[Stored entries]
- - -
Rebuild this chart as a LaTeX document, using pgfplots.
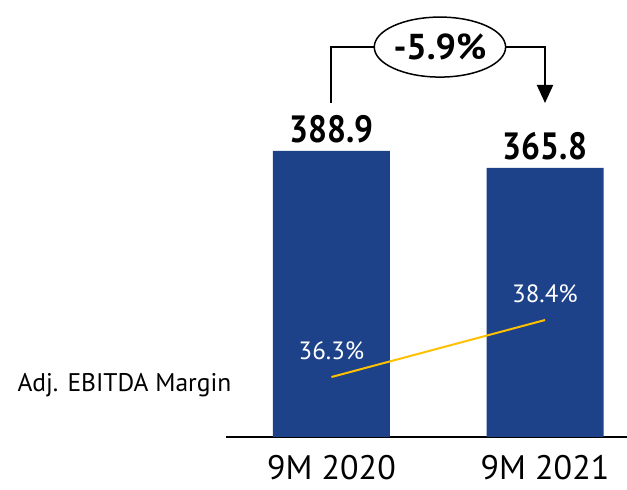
\documentclass[border=0pt]{standalone}
\usepackage{pgfplots}
\pgfplotsset{compat=1.18}
\usepackage{fontspec}
\setmainfont{PT Sans}
\usetikzlibrary{shapes.geometric,arrows.meta}
\definecolor{barblue}{RGB}{29,66,138}
\definecolor{lineyellow}{RGB}{255,192,0}
\begin{document}
\begin{tikzpicture}
\path[use as bounding box] (0,0) rectangle (627pt,490pt);
\begin{axis}[
 at={(226pt,53pt)}, anchor=south west,
 scale only axis, width=401pt, height=437pt,
 xmin=-0.494, xmax=1.384, ymin=0, ymax=594,
 axis y line=none, axis x line*=bottom,
 x axis line style={line width=2pt, -},
 xtick={0,1}, xticklabels={9M 2020, 9M 2021}, major tick length=0pt,
 xticklabel style={font=\fontsize{34}{34}\selectfont, yshift=-15pt},
 ytick=\empty,
 clip=false,
 bar width=0.548,
]
\addplot[ybar, fill=barblue, draw=none, point meta=explicit symbolic,
  nodes near coords,
  nodes near coords style={font=\bfseries\fontsize{38}{38}\selectfont, anchor=south, yshift=4pt, text=black, xscale=0.88, transform shape}]
  coordinates {(0,388.9) [388.9] (1,365.8) [365.8]};
\node[ellipse, draw, line width=1.5pt, inner sep=0pt, minimum width=130pt, minimum height=60pt,
  font=\bfseries\fontsize{36}{36}\selectfont] (e) at (axis cs:0.508,530) {-5.9\%};
\draw[line width=2pt] (axis cs:0,454) |- (e.west);
\draw[line width=2pt, -{Triangle[length=18pt,width=16pt]}] (e.east) -| (axis cs:1,454);
\end{axis}
\begin{axis}[
 at={(226pt,53pt)}, anchor=south west,
 scale only axis, width=401pt, height=437pt,
 xmin=-0.494, xmax=1.384, ymin=34.09, ymax=50.19,
 hide axis, clip=false,
]
\addplot[lineyellow, line width=2pt, point meta=explicit symbolic,
  nodes near coords,
  nodes near coords style={font=\fontsize{25}{25}\selectfont, anchor=center, yshift=26pt, text=white}]
  coordinates {(0,36.3) [36.3\%] (1,38.4) [38.4\%]};
\end{axis}
\node[anchor=west, font=\fontsize{25.5}{25.5}\selectfont] at (14pt,105pt) {Adj. EBITDA Margin};
\end{tikzpicture}
\end{document}
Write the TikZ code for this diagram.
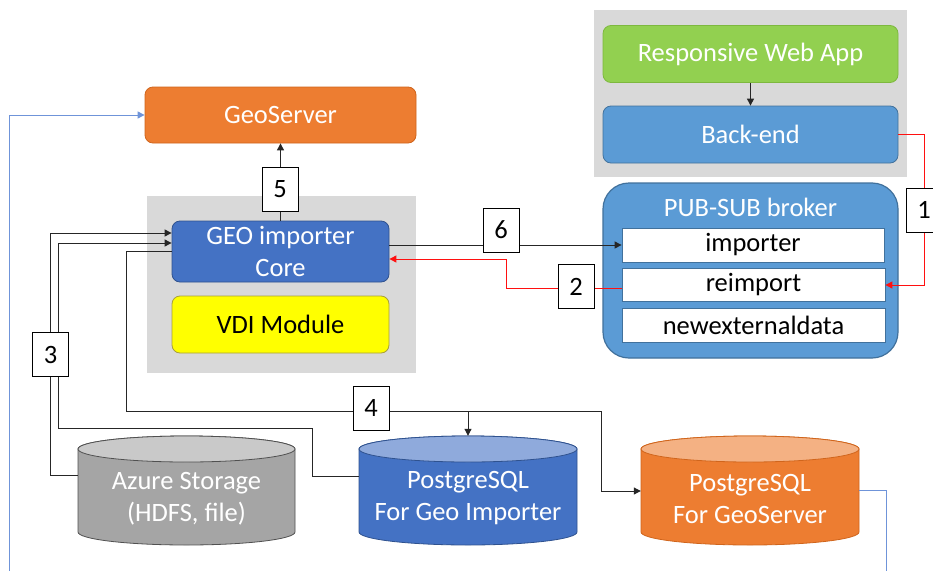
- - -
» Task requirements
The records above must be printed exactly; the pictures stay out.

» Response to this task
Rebuild this chart as a LaTeX document, using pgfplots.
\documentclass[border=0pt]{standalone}
\usepackage{pgfplots}
\pgfplotsset{compat=1.18}
\usepackage{fontspec}
\setmainfont{PT Sans}
\usetikzlibrary{shapes.geometric,arrows.meta}
\definecolor{barblue}{RGB}{29,66,138}
\definecolor{lineyellow}{RGB}{255,192,0}
\begin{document}
\begin{tikzpicture}
\path[use as bounding box] (0,0) rectangle (627pt,490pt);
\begin{axis}[
 at={(226pt,53pt)}, anchor=south west,
 scale only axis, width=401pt, height=437pt,
 xmin=-0.494, xmax=1.384, ymin=0, ymax=594,
 axis y line=none, axis x line*=bottom,
 x axis line style={line width=2pt, -},
 xtick={0,1}, xticklabels={9M 2020, 9M 2021}, major tick length=0pt,
 xticklabel style={font=\fontsize{34}{34}\selectfont, yshift=-15pt},
 ytick=\empty,
 clip=false,
 bar width=0.548,
]
\addplot[ybar, fill=barblue, draw=none, point meta=explicit symbolic,
  nodes near coords,
  nodes near coords style={font=\bfseries\fontsize{38}{38}\selectfont, anchor=south, yshift=4pt, text=black, xscale=0.88, transform shape}]
  coordinates {(0,388.9) [388.9] (1,365.8) [365.8]};
\node[ellipse, draw, line width=1.5pt, inner sep=0pt, minimum width=130pt, minimum height=60pt,
  font=\bfseries\fontsize{36}{36}\selectfont] (e) at (axis cs:0.508,530) {-5.9\%};
\draw[line width=2pt] (axis cs:0,454) |- (e.west);
\draw[line width=2pt, -{Triangle[length=18pt,width=16pt]}] (e.east) -| (axis cs:1,454);
\end{axis}
\begin{axis}[
 at={(226pt,53pt)}, anchor=south west,
 scale only axis, width=401pt, height=437pt,
 xmin=-0.494, xmax=1.384, ymin=34.09, ymax=50.19,
 hide axis, clip=false,
]
\addplot[lineyellow, line width=2pt, point meta=explicit symbolic,
  nodes near coords,
  nodes near coords style={font=\fontsize{25}{25}\selectfont, anchor=center, yshift=26pt, text=white}]
  coordinates {(0,36.3) [36.3\%] (1,38.4) [38.4\%]};
\end{axis}
\node[anchor=west, font=\fontsize{25.5}{25.5}\selectfont] at (14pt,105pt) {Adj. EBITDA Margin};
\end{tikzpicture}
\end{document}
Write the TikZ code for this diagram.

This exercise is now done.